**DATA SEGMENT:**
----
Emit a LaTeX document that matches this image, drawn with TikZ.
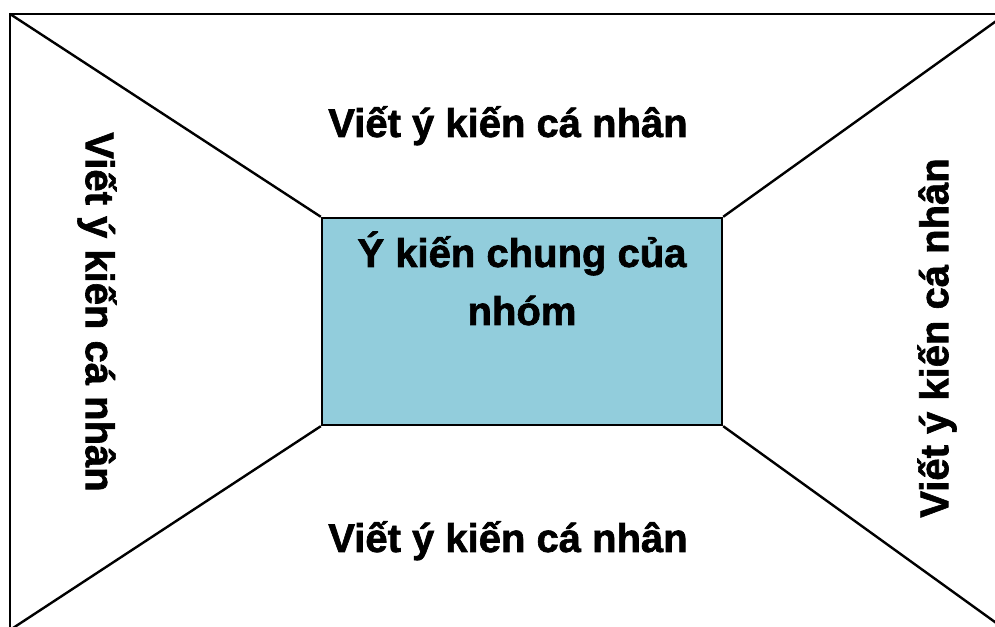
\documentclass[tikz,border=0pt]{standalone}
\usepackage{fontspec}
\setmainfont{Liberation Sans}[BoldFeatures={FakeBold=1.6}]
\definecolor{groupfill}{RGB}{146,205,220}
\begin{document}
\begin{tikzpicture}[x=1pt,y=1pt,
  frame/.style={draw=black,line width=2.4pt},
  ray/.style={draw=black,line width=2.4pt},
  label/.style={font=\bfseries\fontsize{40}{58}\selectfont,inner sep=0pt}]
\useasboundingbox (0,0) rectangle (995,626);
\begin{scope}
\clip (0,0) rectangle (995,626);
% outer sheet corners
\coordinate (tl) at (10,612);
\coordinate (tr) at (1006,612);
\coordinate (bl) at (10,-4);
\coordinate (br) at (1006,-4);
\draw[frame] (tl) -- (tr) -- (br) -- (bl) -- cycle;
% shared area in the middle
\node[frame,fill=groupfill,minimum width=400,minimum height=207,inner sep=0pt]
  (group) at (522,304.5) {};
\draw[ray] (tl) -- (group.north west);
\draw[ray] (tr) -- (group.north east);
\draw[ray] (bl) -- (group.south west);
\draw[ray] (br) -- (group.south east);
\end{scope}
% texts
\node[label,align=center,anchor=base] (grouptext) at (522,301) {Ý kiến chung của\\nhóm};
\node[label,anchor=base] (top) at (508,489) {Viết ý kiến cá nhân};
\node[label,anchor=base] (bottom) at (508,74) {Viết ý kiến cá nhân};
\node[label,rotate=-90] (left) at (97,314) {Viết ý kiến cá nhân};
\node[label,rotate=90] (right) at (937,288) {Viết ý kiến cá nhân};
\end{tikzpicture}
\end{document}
----
Restate the entire listing word for word, excluding pictures.

**EXERCISE ANSWER:**
Emit a LaTeX document that matches this image, drawn with TikZ.
\documentclass[tikz,border=0pt]{standalone}
\usepackage{fontspec}
\setmainfont{Liberation Sans}[BoldFeatures={FakeBold=1.6}]
\definecolor{groupfill}{RGB}{146,205,220}
\begin{document}
\begin{tikzpicture}[x=1pt,y=1pt,
  frame/.style={draw=black,line width=2.4pt},
  ray/.style={draw=black,line width=2.4pt},
  label/.style={font=\bfseries\fontsize{40}{58}\selectfont,inner sep=0pt}]
\useasboundingbox (0,0) rectangle (995,626);
\begin{scope}
\clip (0,0) rectangle (995,626);
% outer sheet corners
\coordinate (tl) at (10,612);
\coordinate (tr) at (1006,612);
\coordinate (bl) at (10,-4);
\coordinate (br) at (1006,-4);
\draw[frame] (tl) -- (tr) -- (br) -- (bl) -- cycle;
% shared area in the middle
\node[frame,fill=groupfill,minimum width=400,minimum height=207,inner sep=0pt]
  (group) at (522,304.5) {};
\draw[ray] (tl) -- (group.north west);
\draw[ray] (tr) -- (group.north east);
\draw[ray] (bl) -- (group.south west);
\draw[ray] (br) -- (group.south east);
\end{scope}
% texts
\node[label,align=center,anchor=base] (grouptext) at (522,301) {Ý kiến chung của\\nhóm};
\node[label,anchor=base] (top) at (508,489) {Viết ý kiến cá nhân};
\node[label,anchor=base] (bottom) at (508,74) {Viết ý kiến cá nhân};
\node[label,rotate=-90] (left) at (97,314) {Viết ý kiến cá nhân};
\node[label,rotate=90] (right) at (937,288) {Viết ý kiến cá nhân};
\end{tikzpicture}
\end{document}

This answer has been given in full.